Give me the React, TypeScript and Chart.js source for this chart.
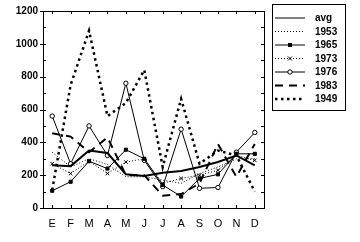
import React, { useEffect, useRef } from "react";
import { Chart, registerables } from "chart.js";

Chart.register(...registerables);

const months = ["E", "F", "M", "A", "M", "J", "J", "A", "S", "O", "N", "D"];
const yTicks = [0, 200, 400, 600, 800, 1000, 1200];

const avg = [260, 255, 350, 335, 205, 195, 215, 225, 250, 280, 320, 260];
const s1953 = [340, 250, 300, 265, 190, 190, 170, 150, 210, 250, 300, 300];
const s1965 = [105, 160, 285, 240, 355, 300, 140, 70, 180, 205, 330, 330];
const s1973 = [270, 210, 285, 210, 280, 300, 150, 180, 200, 230, 320, 290];
const s1976 = [560, 270, 500, 320, 760, 290, 130, 480, 120, 125, 340, 460];
const s1983 = [455, 435, 340, 430, 200, 200, 75, 85, 150, 390, 190, 390];
const s1949 = [110, 750, 1080, 560, 640, 840, 250, 665, 270, 350, 320, 100];

const FONT = "'Liberation Sans', Arial, sans-serif";

const framePlugin = {
  id: "frame",
  afterDatasetsDraw(chart: any) {
    const { ctx, chartArea: a, scales } = chart;
    ctx.save();
    ctx.strokeStyle = "#000";
    ctx.lineWidth = 1;
    ctx.strokeRect(Math.round(a.left) + 0.5, Math.round(a.top) + 0.5, Math.round(a.right - a.left), Math.round(a.bottom - a.top));
    const y = scales.y;
    const x = scales.x;
    ctx.beginPath();
    for (let v = 0; v <= 1200; v += 100) {
      const py = Math.round(y.getPixelForValue(v)) + 0.5;
      ctx.moveTo(a.left, py);
      ctx.lineTo(a.left + 3, py);
      ctx.moveTo(a.right, py);
      ctx.lineTo(a.right - 3, py);
    }
    for (const v of yTicks) {
      const py = Math.round(y.getPixelForValue(v)) + 0.5;
      ctx.moveTo(a.left, py);
      ctx.lineTo(a.left - 3, py);
    }
    for (let i = 0; i < months.length; i++) {
      const px = Math.round(x.getPixelForValue(i)) + 0.5;
      ctx.moveTo(px, a.top);
      ctx.lineTo(px, a.top + 3);
      ctx.moveTo(px, a.bottom);
      ctx.lineTo(px, a.bottom - 3);
    }
    ctx.stroke();
    ctx.restore();
  },
};

const legendPlugin = {
  id: "customLegend",
  afterDraw(chart: any) {
    const { ctx } = chart;
    const bx = 272, by = 4, bw = 73, bh = 106;
    ctx.save();
    ctx.fillStyle = "#fff";
    ctx.fillRect(bx, by, bw, bh);
    ctx.strokeStyle = "#000";
    ctx.lineWidth = 1;
    ctx.strokeRect(bx + 0.5, by + 0.5, bw, bh);
    chart.data.datasets.forEach((ds: any, i: number) => {
      const cy = 18 + i * 13.5;
      const x0 = 275, x1 = 305;
      ctx.save();
      ctx.strokeStyle = "#000";
      ctx.lineWidth = ds.label === "avg" ? 1 : ds.borderWidth;
      ctx.setLineDash(ds.borderDash || []);
      ctx.beginPath();
      ctx.moveTo(x0, cy);
      ctx.lineTo(x1, cy);
      ctx.stroke();
      ctx.setLineDash([]);
      const mx = (x0 + x1) / 2;
      if (ds.pointStyle === "rect" && ds.pointRadius > 0) {
        ctx.fillStyle = "#000";
        ctx.fillRect(mx - 2, cy - 2, 4, 4);
      } else if (ds.pointStyle === "crossRot" && ds.pointRadius > 0) {
        ctx.lineWidth = 1;
        ctx.beginPath();
        ctx.moveTo(mx - 2, cy - 2); ctx.lineTo(mx + 2, cy + 2);
        ctx.moveTo(mx - 2, cy + 2); ctx.lineTo(mx + 2, cy - 2);
        ctx.stroke();
      } else if (ds.pointStyle === "circle" && ds.pointRadius > 0) {
        ctx.lineWidth = 1;
        ctx.fillStyle = "#fff";
        ctx.beginPath();
        ctx.arc(mx, cy, 2.2, 0, Math.PI * 2);
        ctx.fill();
        ctx.stroke();
      }
      ctx.restore();
      ctx.fillStyle = "#000";
      ctx.font = `bold 10px ${FONT}`;
      ctx.textBaseline = "middle";
      ctx.textAlign = "left";
      ctx.fillText(ds.label, 315, cy + 0.5);
    });
    ctx.restore();
  },
};

export default function App() {
  const ref = useRef<HTMLCanvasElement | null>(null);
  useEffect(() => {
    if (!ref.current) return;
    const base = { fill: false, borderColor: "#000", backgroundColor: "#000", tension: 0, pointRadius: 0, pointStyle: "circle" };
    const chart = new Chart(ref.current, {
      type: "line",
      data: {
        labels: months,
        datasets: [
          { ...base, label: "avg", data: avg, borderWidth: 2 },
          { ...base, label: "1953", data: s1953, borderWidth: 1, borderDash: [1, 2] },
          { ...base, label: "1965", data: s1965, borderWidth: 1, pointStyle: "rect", pointRadius: 2.2 },
          { ...base, label: "1973", data: s1973, borderWidth: 1, borderDash: [1, 2], pointStyle: "crossRot", pointRadius: 2.5, pointBorderWidth: 1 },
          { ...base, label: "1976", data: s1976, borderWidth: 1, pointStyle: "circle", pointRadius: 2.2, pointBackgroundColor: "#fff", pointBorderWidth: 1 },
          { ...base, label: "1983", data: s1983, borderWidth: 2, borderDash: [8, 6] },
          { ...base, label: "1949", data: s1949, borderWidth: 2.5, borderDash: [2.5, 3.5] },
        ] as any,
      },
      options: {
        responsive: false,
        animation: false,
        layout: { padding: { left: 0, top: 9, right: 96, bottom: 0 } },
        plugins: { legend: { display: false }, tooltip: { enabled: false } },
        scales: {
          x: {
            offset: true,
            grid: { display: false, drawTicks: false },
            border: { display: true, color: "#000" },
            ticks: { color: "#000", padding: 9, font: { family: FONT, size: 11 }, autoSkip: false, maxRotation: 0 },
            afterFit: (s: any) => { s.height = 34; },
          },
          y: {
            min: 0,
            max: 1200,
            grid: { display: false, drawTicks: false },
            border: { display: true, color: "#000" },
            ticks: { color: "#000", stepSize: 200, padding: 5, font: { family: FONT, size: 10, weight: "bold" }, callback: (v: any) => String(v) },
            afterFit: (s: any) => { s.width = 43; },
          },
        },
      },
      plugins: [framePlugin, legendPlugin],
    });
    return () => chart.destroy();
  }, []);
  return (
    <div style={{ position: "fixed", left: 0, top: 0, width: 360, height: 242, background: "#fff" }}>
      <canvas ref={ref} width={360} height={242} style={{ display: "block" }} />
    </div>
  );
}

» **Description of the task**
Restate the whole listing above exactly, except for its images.

» **Output below**
Give me the React, TypeScript and Chart.js source for this chart.
import React, { useEffect, useRef } from "react";
import { Chart, registerables } from "chart.js";

Chart.register(...registerables);

const months = ["E", "F", "M", "A", "M", "J", "J", "A", "S", "O", "N", "D"];
const yTicks = [0, 200, 400, 600, 800, 1000, 1200];

const avg = [260, 255, 350, 335, 205, 195, 215, 225, 250, 280, 320, 260];
const s1953 = [340, 250, 300, 265, 190, 190, 170, 150, 210, 250, 300, 300];
const s1965 = [105, 160, 285, 240, 355, 300, 140, 70, 180, 205, 330, 330];
const s1973 = [270, 210, 285, 210, 280, 300, 150, 180, 200, 230, 320, 290];
const s1976 = [560, 270, 500, 320, 760, 290, 130, 480, 120, 125, 340, 460];
const s1983 = [455, 435, 340, 430, 200, 200, 75, 85, 150, 390, 190, 390];
const s1949 = [110, 750, 1080, 560, 640, 840, 250, 665, 270, 350, 320, 100];

const FONT = "'Liberation Sans', Arial, sans-serif";

const framePlugin = {
  id: "frame",
  afterDatasetsDraw(chart: any) {
    const { ctx, chartArea: a, scales } = chart;
    ctx.save();
    ctx.strokeStyle = "#000";
    ctx.lineWidth = 1;
    ctx.strokeRect(Math.round(a.left) + 0.5, Math.round(a.top) + 0.5, Math.round(a.right - a.left), Math.round(a.bottom - a.top));
    const y = scales.y;
    const x = scales.x;
    ctx.beginPath();
    for (let v = 0; v <= 1200; v += 100) {
      const py = Math.round(y.getPixelForValue(v)) + 0.5;
      ctx.moveTo(a.left, py);
      ctx.lineTo(a.left + 3, py);
      ctx.moveTo(a.right, py);
      ctx.lineTo(a.right - 3, py);
    }
    for (const v of yTicks) {
      const py = Math.round(y.getPixelForValue(v)) + 0.5;
      ctx.moveTo(a.left, py);
      ctx.lineTo(a.left - 3, py);
    }
    for (let i = 0; i < months.length; i++) {
      const px = Math.round(x.getPixelForValue(i)) + 0.5;
      ctx.moveTo(px, a.top);
      ctx.lineTo(px, a.top + 3);
      ctx.moveTo(px, a.bottom);
      ctx.lineTo(px, a.bottom - 3);
    }
    ctx.stroke();
    ctx.restore();
  },
};

const legendPlugin = {
  id: "customLegend",
  afterDraw(chart: any) {
    const { ctx } = chart;
    const bx = 272, by = 4, bw = 73, bh = 106;
    ctx.save();
    ctx.fillStyle = "#fff";
    ctx.fillRect(bx, by, bw, bh);
    ctx.strokeStyle = "#000";
    ctx.lineWidth = 1;
    ctx.strokeRect(bx + 0.5, by + 0.5, bw, bh);
    chart.data.datasets.forEach((ds: any, i: number) => {
      const cy = 18 + i * 13.5;
      const x0 = 275, x1 = 305;
      ctx.save();
      ctx.strokeStyle = "#000";
      ctx.lineWidth = ds.label === "avg" ? 1 : ds.borderWidth;
      ctx.setLineDash(ds.borderDash || []);
      ctx.beginPath();
      ctx.moveTo(x0, cy);
      ctx.lineTo(x1, cy);
      ctx.stroke();
      ctx.setLineDash([]);
      const mx = (x0 + x1) / 2;
      if (ds.pointStyle === "rect" && ds.pointRadius > 0) {
        ctx.fillStyle = "#000";
        ctx.fillRect(mx - 2, cy - 2, 4, 4);
      } else if (ds.pointStyle === "crossRot" && ds.pointRadius > 0) {
        ctx.lineWidth = 1;
        ctx.beginPath();
        ctx.moveTo(mx - 2, cy - 2); ctx.lineTo(mx + 2, cy + 2);
        ctx.moveTo(mx - 2, cy + 2); ctx.lineTo(mx + 2, cy - 2);
        ctx.stroke();
      } else if (ds.pointStyle === "circle" && ds.pointRadius > 0) {
        ctx.lineWidth = 1;
        ctx.fillStyle = "#fff";
        ctx.beginPath();
        ctx.arc(mx, cy, 2.2, 0, Math.PI * 2);
        ctx.fill();
        ctx.stroke();
      }
      ctx.restore();
      ctx.fillStyle = "#000";
      ctx.font = `bold 10px ${FONT}`;
      ctx.textBaseline = "middle";
      ctx.textAlign = "left";
      ctx.fillText(ds.label, 315, cy + 0.5);
    });
    ctx.restore();
  },
};

export default function App() {
  const ref = useRef<HTMLCanvasElement | null>(null);
  useEffect(() => {
    if (!ref.current) return;
    const base = { fill: false, borderColor: "#000", backgroundColor: "#000", tension: 0, pointRadius: 0, pointStyle: "circle" };
    const chart = new Chart(ref.current, {
      type: "line",
      data: {
        labels: months,
        datasets: [
          { ...base, label: "avg", data: avg, borderWidth: 2 },
          { ...base, label: "1953", data: s1953, borderWidth: 1, borderDash: [1, 2] },
          { ...base, label: "1965", data: s1965, borderWidth: 1, pointStyle: "rect", pointRadius: 2.2 },
          { ...base, label: "1973", data: s1973, borderWidth: 1, borderDash: [1, 2], pointStyle: "crossRot", pointRadius: 2.5, pointBorderWidth: 1 },
          { ...base, label: "1976", data: s1976, borderWidth: 1, pointStyle: "circle", pointRadius: 2.2, pointBackgroundColor: "#fff", pointBorderWidth: 1 },
          { ...base, label: "1983", data: s1983, borderWidth: 2, borderDash: [8, 6] },
          { ...base, label: "1949", data: s1949, borderWidth: 2.5, borderDash: [2.5, 3.5] },
        ] as any,
      },
      options: {
        responsive: false,
        animation: false,
        layout: { padding: { left: 0, top: 9, right: 96, bottom: 0 } },
        plugins: { legend: { display: false }, tooltip: { enabled: false } },
        scales: {
          x: {
            offset: true,
            grid: { display: false, drawTicks: false },
            border: { display: true, color: "#000" },
            ticks: { color: "#000", padding: 9, font: { family: FONT, size: 11 }, autoSkip: false, maxRotation: 0 },
            afterFit: (s: any) => { s.height = 34; },
          },
          y: {
            min: 0,
            max: 1200,
            grid: { display: false, drawTicks: false },
            border: { display: true, color: "#000" },
            ticks: { color: "#000", stepSize: 200, padding: 5, font: { family: FONT, size: 10, weight: "bold" }, callback: (v: any) => String(v) },
            afterFit: (s: any) => { s.width = 43; },
          },
        },
      },
      plugins: [framePlugin, legendPlugin],
    });
    return () => chart.destroy();
  }, []);
  return (
    <div style={{ position: "fixed", left: 0, top: 0, width: 360, height: 242, background: "#fff" }}>
      <canvas ref={ref} width={360} height={242} style={{ display: "block" }} />
    </div>
  );
}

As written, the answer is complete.